Requirement:
The listing below must be repeated word for word, with its images excluded.

Source excerpt:
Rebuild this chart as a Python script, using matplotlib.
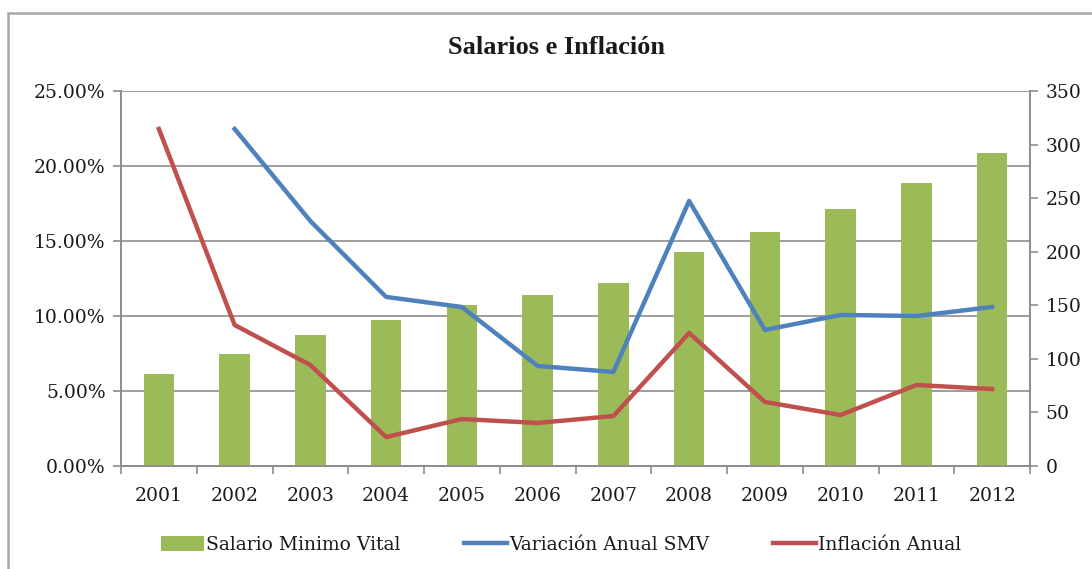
import matplotlib
matplotlib.use("Agg")
import matplotlib.pyplot as plt
from matplotlib.patches import Rectangle, Patch
from matplotlib.lines import Line2D
from matplotlib.ticker import FuncFormatter, MultipleLocator, FixedLocator
import numpy as np

years = ["2001", "2002", "2003", "2004", "2005", "2006",
         "2007", "2008", "2009", "2010", "2011", "2012"]
salario = [86, 105, 122, 136, 150, 160, 171, 200, 218, 240, 264, 292]
variacion = [None, 22.47, 16.33, 11.27, 10.6, 6.67, 6.27, 17.67, 9.07, 10.07, 10.0, 10.6]
inflacion = [22.47, 9.4, 6.73, 1.93, 3.13, 2.87, 3.33, 8.87, 4.27, 3.4, 5.4, 5.13]

title = "Salarios e Inflación"
labels = ["Salario Minimo Vital", "Variación Anual SMV", "Inflación Anual"]

GREEN = "#9BBB59"
BLUE = "#4F81BD"
RED = "#C0504D"
GRID = "#8C8C8C"
TEXT = "#1A1A1A"

plt.rcParams['font.family'] = ['DejaVu Serif', 'Liberation Serif']
plt.rcParams['text.color'] = TEXT
TICK_FS = 13.5

W, H = 1092, 569
fig = plt.figure(figsize=(W / 100, H / 100), dpi=100)

# outer chart frame (cropped on right/bottom)
fig.patches.append(Rectangle((8 / W, -0.05), 1.2, 1 - 13 / H + 0.05,
                             transform=fig.transFigure, fill=False,
                             edgecolor="#A6A6A6", linewidth=1.8))

left, right = 121 / W, 1030 / W
bottom, top = 1 - 466 / H, 1 - 91 / H
ax1 = fig.add_axes([left, bottom, right - left, top - bottom])
ax2 = ax1.twinx()
ax3 = ax1.twinx()

x = np.arange(len(years))
ax1.set_zorder(0)
ax2.set_zorder(1)
ax3.set_zorder(2)
ax2.patch.set_visible(False)
ax3.patch.set_visible(False)

# left axis (percent) with gridlines
ax1.set_ylim(0, 25)
ax1.yaxis.set_major_locator(MultipleLocator(5))
ax1.yaxis.set_major_formatter(FuncFormatter(lambda v, p: f"{v:.2f}%"))
ax1.grid(axis="y", color=GRID, linewidth=1.2)
ax1.set_axisbelow(True)
ax1.set_xlim(-0.5, len(years) - 0.5)
ax1.set_xticks(x)
ax1.set_xticklabels(years)
ax1.xaxis.set_minor_locator(FixedLocator(np.arange(-0.5, len(years), 1.0)))
ax1.tick_params(axis="x", which="major", length=0, pad=15, labelsize=TICK_FS, labelcolor=TEXT)
ax1.tick_params(axis="x", which="minor", length=6, color=GRID, width=1.2)
ax1.tick_params(axis="y", length=6, color=GRID, width=1.2, labelsize=TICK_FS, pad=5, labelcolor=TEXT)

# right axis: bars
ax2.bar(x, salario, width=0.4, color=GREEN, zorder=2)
ax2.set_ylim(0, 350)
ax2.yaxis.set_major_locator(MultipleLocator(50))
ax2.tick_params(axis="y", length=6, color=GRID, width=1.2, labelsize=TICK_FS, pad=5, labelcolor=TEXT)

# lines on top (left scale)
var_arr = np.array([np.nan if v is None else v for v in variacion], dtype=float)
ax3.plot(x, var_arr, color=BLUE, linewidth=3.2, solid_joinstyle="round")
ax3.plot(x, inflacion, color=RED, linewidth=3.2, solid_joinstyle="round")
ax3.set_ylim(0, 25)
ax3.set_yticks([])
ax3.tick_params(axis="y", length=0)

for a in (ax1, ax2, ax3):
    a.spines["top"].set_visible(False)
    for s in ("left", "right", "bottom"):
        a.spines[s].set_color(GRID)
        a.spines[s].set_linewidth(1.2)
for s in ("left", "right", "bottom"):
    ax3.spines[s].set_visible(False)

fig.text(556 / W, 1 - 48 / H, title, ha="center", va="center",
         fontsize=19, fontweight="bold", family=["Liberation Serif", "DejaVu Serif"])

handles = [Patch(facecolor=GREEN, edgecolor="none"),
           Line2D([0], [0], color=BLUE, linewidth=3.2),
           Line2D([0], [0], color=RED, linewidth=3.2)]
fig.legend(handles, labels, loc="center", bbox_to_anchor=(561 / W, 1 - 545 / H),
           ncol=3, frameon=False, fontsize=TICK_FS, handlelength=2.3,
           handleheight=0.9, handletextpad=0.1, columnspacing=3.4)

fig.savefig("out.png", dpi=100)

Final result:
Rebuild this chart as a Python script, using matplotlib.
import matplotlib
matplotlib.use("Agg")
import matplotlib.pyplot as plt
from matplotlib.patches import Rectangle, Patch
from matplotlib.lines import Line2D
from matplotlib.ticker import FuncFormatter, MultipleLocator, FixedLocator
import numpy as np

years = ["2001", "2002", "2003", "2004", "2005", "2006",
         "2007", "2008", "2009", "2010", "2011", "2012"]
salario = [86, 105, 122, 136, 150, 160, 171, 200, 218, 240, 264, 292]
variacion = [None, 22.47, 16.33, 11.27, 10.6, 6.67, 6.27, 17.67, 9.07, 10.07, 10.0, 10.6]
inflacion = [22.47, 9.4, 6.73, 1.93, 3.13, 2.87, 3.33, 8.87, 4.27, 3.4, 5.4, 5.13]

title = "Salarios e Inflación"
labels = ["Salario Minimo Vital", "Variación Anual SMV", "Inflación Anual"]

GREEN = "#9BBB59"
BLUE = "#4F81BD"
RED = "#C0504D"
GRID = "#8C8C8C"
TEXT = "#1A1A1A"

plt.rcParams['font.family'] = ['DejaVu Serif', 'Liberation Serif']
plt.rcParams['text.color'] = TEXT
TICK_FS = 13.5

W, H = 1092, 569
fig = plt.figure(figsize=(W / 100, H / 100), dpi=100)

# outer chart frame (cropped on right/bottom)
fig.patches.append(Rectangle((8 / W, -0.05), 1.2, 1 - 13 / H + 0.05,
                             transform=fig.transFigure, fill=False,
                             edgecolor="#A6A6A6", linewidth=1.8))

left, right = 121 / W, 1030 / W
bottom, top = 1 - 466 / H, 1 - 91 / H
ax1 = fig.add_axes([left, bottom, right - left, top - bottom])
ax2 = ax1.twinx()
ax3 = ax1.twinx()

x = np.arange(len(years))
ax1.set_zorder(0)
ax2.set_zorder(1)
ax3.set_zorder(2)
ax2.patch.set_visible(False)
ax3.patch.set_visible(False)

# left axis (percent) with gridlines
ax1.set_ylim(0, 25)
ax1.yaxis.set_major_locator(MultipleLocator(5))
ax1.yaxis.set_major_formatter(FuncFormatter(lambda v, p: f"{v:.2f}%"))
ax1.grid(axis="y", color=GRID, linewidth=1.2)
ax1.set_axisbelow(True)
ax1.set_xlim(-0.5, len(years) - 0.5)
ax1.set_xticks(x)
ax1.set_xticklabels(years)
ax1.xaxis.set_minor_locator(FixedLocator(np.arange(-0.5, len(years), 1.0)))
ax1.tick_params(axis="x", which="major", length=0, pad=15, labelsize=TICK_FS, labelcolor=TEXT)
ax1.tick_params(axis="x", which="minor", length=6, color=GRID, width=1.2)
ax1.tick_params(axis="y", length=6, color=GRID, width=1.2, labelsize=TICK_FS, pad=5, labelcolor=TEXT)

# right axis: bars
ax2.bar(x, salario, width=0.4, color=GREEN, zorder=2)
ax2.set_ylim(0, 350)
ax2.yaxis.set_major_locator(MultipleLocator(50))
ax2.tick_params(axis="y", length=6, color=GRID, width=1.2, labelsize=TICK_FS, pad=5, labelcolor=TEXT)

# lines on top (left scale)
var_arr = np.array([np.nan if v is None else v for v in variacion], dtype=float)
ax3.plot(x, var_arr, color=BLUE, linewidth=3.2, solid_joinstyle="round")
ax3.plot(x, inflacion, color=RED, linewidth=3.2, solid_joinstyle="round")
ax3.set_ylim(0, 25)
ax3.set_yticks([])
ax3.tick_params(axis="y", length=0)

for a in (ax1, ax2, ax3):
    a.spines["top"].set_visible(False)
    for s in ("left", "right", "bottom"):
        a.spines[s].set_color(GRID)
        a.spines[s].set_linewidth(1.2)
for s in ("left", "right", "bottom"):
    ax3.spines[s].set_visible(False)

fig.text(556 / W, 1 - 48 / H, title, ha="center", va="center",
         fontsize=19, fontweight="bold", family=["Liberation Serif", "DejaVu Serif"])

handles = [Patch(facecolor=GREEN, edgecolor="none"),
           Line2D([0], [0], color=BLUE, linewidth=3.2),
           Line2D([0], [0], color=RED, linewidth=3.2)]
fig.legend(handles, labels, loc="center", bbox_to_anchor=(561 / W, 1 - 545 / H),
           ncol=3, frameon=False, fontsize=TICK_FS, handlelength=2.3,
           handleheight=0.9, handletextpad=0.1, columnspacing=3.4)

fig.savefig("out.png", dpi=100)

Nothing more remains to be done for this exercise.